What Financial Advisors Recommend Now
Given the environment, financial experts are urging consumers to take proactive steps rather than waiting for rate relief that may not materialize.
- Balance transfer cards: Several issuers are offering 0% introductory APR periods of 12 to 21 months. While these promotions require good credit, they can save hundreds or thousands of dollars for borrowers who commit to paying down their balances during the promotional window. The key is avoiding the trap of shifting balances without reducing them.
- Debt consolidation loans: Personal loans currently average 11% to 13% APR for borrowers with good credit—roughly half the rate of a typical credit card. Consolidating high-interest card debt into a fixed-rate personal loan can reduce monthly payments and total interest paid, though it requires the discipline not to run card balances back up.
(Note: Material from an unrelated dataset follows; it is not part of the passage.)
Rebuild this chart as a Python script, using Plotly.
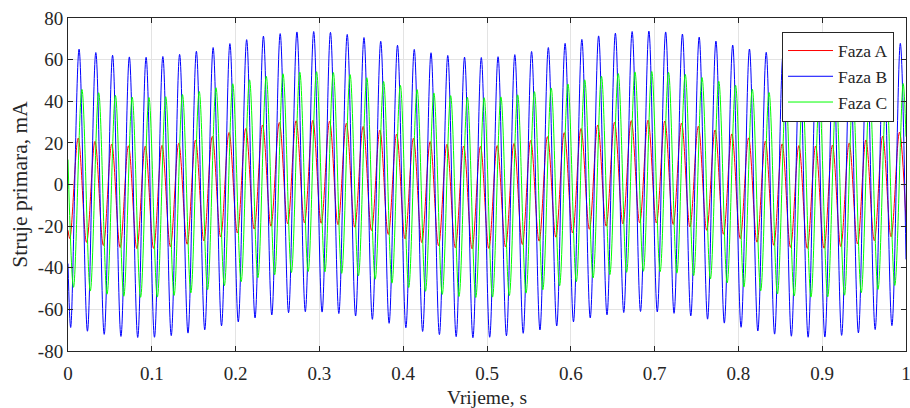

- Negotiate directly with issuers: Many credit card companies will lower rates for customers who call and ask, particularly those with strong payment histories. A reduction of even 2 to 3 percentage points can save hundreds of dollars annually on a $10,000 balance.
- Prioritize high-rate debt aggressively: With savings accounts still offering 3.5% to 4% APY, every dollar earning 4% in a savings account while you carry a 23% credit card balance is losing you 19 cents on the dollar. Experts suggest maintaining a modest emergency fund but directing any surplus cash toward debt elimination.
The Bigger Picture: A Two-Track Economy
The credit card debt crisis is the sharpest illustration of what economists are calling the "two-track economy." For households with assets—stocks, real estate, retirement accounts—the past two years have been extraordinary, with the S&P 500 reaching 7,000 for the first time this week. For the roughly 40% of Americans who own no stocks and whose primary financial relationship is with their credit card issuer, the economy feels very different.
Until the gap between asset-price inflation and wage growth narrows, or until credit card issuers begin competing more aggressively on rates, the $1.23 trillion credit card balance is more likely to grow than to shrink—regardless of what the Federal Reserve does with interest rates.
For now, the most powerful tool available to consumers remains the one that requires no policy change at all: making a plan, seeking lower rates wherever possible, and treating credit card debt reduction as the highest-return investment available in 2026.